Core copyright violation moves ahead in The Intercept's lawsuit against OpenAI

Legal issues in this case

  • The only claim moving forward is under DMCA 17 U.S.C. §1202, about removing copyright management information (CMI) such as titles and bylines, not “core” infringement of training itself.
  • Commenters note §1202 can carry severe remedies: statutory damages per violation and even impoundment of equipment and destruction of infringing copies/models, though many doubt a court would go that far against a large company.
  • There is confusion/clarification around U.S. copyright:
    • Copyright arises automatically at creation.
    • Registration is required before suing for infringement and to access statutory damages and attorney’s fees.
    • The DMCA CMI claim avoids the registration requirement and has its own statutory damages.
  • Some see the CMI claim as a “proxy” to get courts to confront training on copyrighted material without having to win the broader fair‑use fight immediately.
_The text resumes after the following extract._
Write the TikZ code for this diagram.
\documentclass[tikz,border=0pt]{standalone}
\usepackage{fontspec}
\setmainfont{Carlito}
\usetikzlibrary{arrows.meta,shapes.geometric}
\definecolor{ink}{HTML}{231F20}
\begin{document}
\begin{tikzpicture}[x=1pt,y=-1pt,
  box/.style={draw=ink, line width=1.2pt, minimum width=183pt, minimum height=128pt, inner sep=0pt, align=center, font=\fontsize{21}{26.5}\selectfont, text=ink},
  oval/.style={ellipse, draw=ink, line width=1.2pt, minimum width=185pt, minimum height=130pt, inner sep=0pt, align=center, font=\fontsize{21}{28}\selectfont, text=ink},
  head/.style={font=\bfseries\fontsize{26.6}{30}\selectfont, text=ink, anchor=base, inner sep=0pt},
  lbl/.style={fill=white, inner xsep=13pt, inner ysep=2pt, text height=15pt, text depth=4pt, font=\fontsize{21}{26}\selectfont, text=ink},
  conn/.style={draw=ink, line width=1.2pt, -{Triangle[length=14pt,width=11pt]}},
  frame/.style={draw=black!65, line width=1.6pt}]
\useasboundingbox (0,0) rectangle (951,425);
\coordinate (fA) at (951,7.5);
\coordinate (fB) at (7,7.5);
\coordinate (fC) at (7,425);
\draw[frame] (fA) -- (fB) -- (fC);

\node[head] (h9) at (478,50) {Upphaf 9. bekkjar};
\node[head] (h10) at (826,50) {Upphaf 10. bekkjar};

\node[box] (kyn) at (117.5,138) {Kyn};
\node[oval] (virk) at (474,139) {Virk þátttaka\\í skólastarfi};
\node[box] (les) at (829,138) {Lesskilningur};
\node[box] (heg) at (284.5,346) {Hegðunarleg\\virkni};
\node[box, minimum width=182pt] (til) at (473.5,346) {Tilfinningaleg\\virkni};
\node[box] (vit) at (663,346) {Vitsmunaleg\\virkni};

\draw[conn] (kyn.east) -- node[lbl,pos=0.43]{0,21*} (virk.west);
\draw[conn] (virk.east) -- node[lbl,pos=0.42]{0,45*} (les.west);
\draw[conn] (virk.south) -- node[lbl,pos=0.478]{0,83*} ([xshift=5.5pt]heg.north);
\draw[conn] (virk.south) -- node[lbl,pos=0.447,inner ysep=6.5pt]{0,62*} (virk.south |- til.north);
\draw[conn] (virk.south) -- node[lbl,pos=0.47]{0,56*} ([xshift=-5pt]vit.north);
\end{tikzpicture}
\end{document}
Training on copyrighted data vs fair use

  • One camp: training is akin to human learning; models transform huge corpora into non‑literal, probabilistic representations, so training should be legal, with infringement only when outputs closely reproduce protected works.
  • Opposing camp: copying works into training sets is itself unauthorized reproduction; model weights may be compressed copies; verbatim or near‑verbatim regurgitation and derivative outputs should trigger liability.
  • Analogies invoked: Google Books, Google Translate, Internet Archive, sampling in music, and clean‑room reverse engineering. Disagreement over whether these support or undermine OpenAI’s position.
  • Some argue stripping metadata looks like intent to hide infringement; others suspect it was a neutral preprocessing choice.

Ethical and economic arguments

  • Many see OpenAI’s scraping as exploitative: creators are uncompensated, attribution is stripped, and the resulting models are proprietary.
  • Others stress user benefits (productivity, education, accessibility) and fear over‑broad copyright enforcement could “neuter” models.
  • There’s a strong split between “information should be free” / hacker‑ethic views and those emphasizing creators’ moral rights, livelihoods, and incentives to produce high‑quality work.
  • Concern that if AI makes journalism and other creative work less viable, overall content quality and investigative reporting may decline.

Competition, geopolitics, and reform ideas

  • Some worry stricter U.S. rules will let China or other jurisdictions race ahead by training on everything; others reply that legality and ethics should not be sacrificed to geopolitical fears.
  • Suggestions include: models trained only on public‑domain/licensed data (as with some stock‑image AIs), compulsory licensing schemes or revenue taxes to fund creators, much shorter copyright terms, or even abolishing copyright entirely.
  • Several predict OpenAI will keep settling cases to avoid precedent; others argue at some point a definitive test case is inevitable.